I'm sure that by some ndd param you can enforce a shutdown after a certain timeout but one normally shouldn't activate this because of the peril of possible data loss.
Madness, thy name is system administration
Steven Schweda
Honored Contributor

Re: how to free the port

> Since "." is special to grep, shouldn't that be:
> netstat -an | fgrep '.6010 '
> or:
> netstat -an | grep '\.6010 '

Probably the latter. I doubt that grep cares
whether the dot is quoted using "" or ''.

At least I got the space right. Sigh.

Sundar_7
Honored Contributor

Re: how to free the port

From your post, it doesn't look like there is any service listening on that port 6010.
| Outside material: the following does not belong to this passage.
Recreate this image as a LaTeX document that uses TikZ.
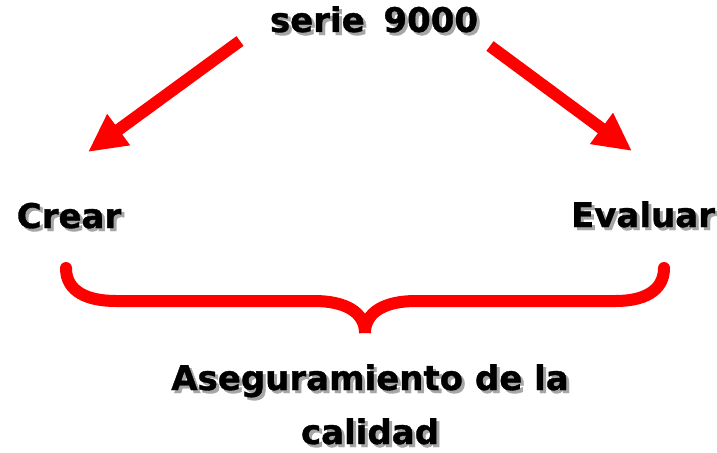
\documentclass[tikz,border=0pt]{standalone}
\usepackage{fontspec}
\setmainfont{DejaVu Sans}[BoldFeatures={FakeBold=1}]
\usetikzlibrary{arrows.meta}
\newcommand\shtext[1]{\leavevmode\rlap{\kern2.25pt\raisebox{-2.25pt}{\color{black!35}#1}}#1}
\begin{document}
\begin{tikzpicture}[x=0.75pt,y=-0.75pt,
  lbl/.style={font=\fontsize{25.5pt}{40.5pt}\selectfont\bfseries, inner sep=0pt, anchor=base, text=black, align=center},
  arr/.style={draw=red, line width=9pt, -{Triangle[length=28.5pt,width=27pt]}},
  brace/.style={draw=red, line width=9pt}]
\useasboundingbox (0,0) rectangle (717,453);
% texts
\node[lbl] (serie) at (374,32) {\shtext{serie\hspace{14pt}9000}};
\node[lbl] (crear) at (69,228) {\shtext{Crear}};
\node[lbl] (evaluar) at (643,227) {\shtext{Evaluar}};
\node[lbl] (aseg) at (370,444) {\shtext{Aseguramiento de la}\\\shtext{calidad}};
% arrows
\coordinate (a1s) at (240,41);
\coordinate (a1t) at (88,152);
\coordinate (a2s) at (490,46);
\coordinate (a2t) at (632,151);
\draw[arr] (a1s) -- (a1t);
\draw[arr] (a2s) -- (a2t);
% brace
\coordinate (bl) at (66,268);
\coordinate (bm) at (365,333);
\coordinate (br) at (664,268);
\draw[brace] (bl) .. controls (66,292) and (88,301) .. (116,301) -- (314,301) .. controls (345,301) and (365,312) .. (bm);
\draw[brace] (br) .. controls (664,292) and (642,301) .. (616,301) -- (416,301) .. controls (385,301) and (365,312) .. (bm);
\fill[red] (bl) circle[radius=4.5pt];
\fill[red] (br) circle[radius=4.5pt];
\end{tikzpicture}
\end{document}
I know some applications are very picky about the entry in /etc/services, even though the port is not actively used.

grep 6010 /etc/services

Do you see anything ?
Learn What to do ,How to do and more importantly When to do ?
HGN
Honored Contributor

Re: how to free the port

Hi

If you think this issue is resolved please assign points and close this thread.

Looks like you have not assigned points at all (0 out of 26) assigning points is a nice way to appreciate the people who are spending their valuable time helping you.